Q.8: In what way was the administration of the company different from that of Indian rulers?

  1. British territories were broadly divided into administrative units called Presidencies. There were three Presidencies like - Bengal, Madras & Bombay whereas under the Indian rulers administration was divided into four parts - District (Zila), Paragana, Tehsil and Villages. 
  2. Each administrative unit was ruled by a Governor. 
  3. The supreme head of the administration was the Governor-General, whereas under the Indian Administrative system the supreme head was King or Nawab. 
  4. Warren Hastings introduced the new system of justice. Each district was to have two courts- civil & criminal court.
  5. The European District Collector presided over civil courts. 
  6. The criminal courts were still under a Qazi and a Mufti. 
  7. Under the Regulating Act of 1773, a new supreme court was established. 
  8. The main figure in an Indian District was Collector. 
  9. According to his title Collector, his main job was to collect the revenue and the taxes and maintain law & order in his district with the help of judges, police officers and darogas.
Q.9: Describe the changes that occurred in the composition of the company’s army.

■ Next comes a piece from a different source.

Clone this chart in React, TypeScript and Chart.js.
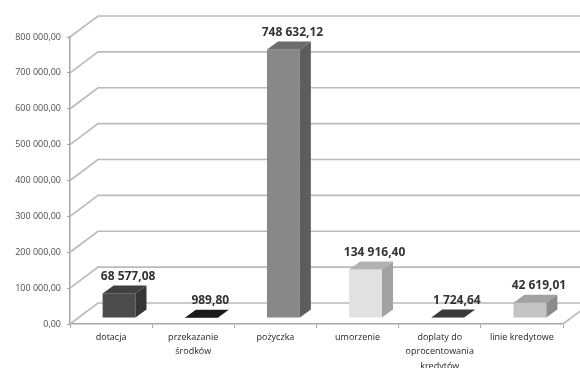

Ans: Along with bringing some new ideas of administration and reform the company gradually introduced many changes in its army. Earlier the Mughal Army was mainly composed of the cavalry & infantry who were actually recruited from peasants and were given training in archery and sword. The Mughals never tried to modernize their army according to the changing period. Initially the East India Company adopted the same method when it began recruitment for its own army which was known as the Sepoy Army. They also modernized their army with guns and small tanks. With the change in warfare technology, requirements of infantry regiments became more important than the cavalry requirements. In the early 19th century the British began to introduce a uniform military culture in which soldiers were increasingly subjected to European - style of training, drill and discipline. These regulated their life far more than before. But this often created problems since caste and community feelings were ignored in building such a force of professional soldiers. Also the Indian soldiers were not given the salary and treatment like their British counterparts.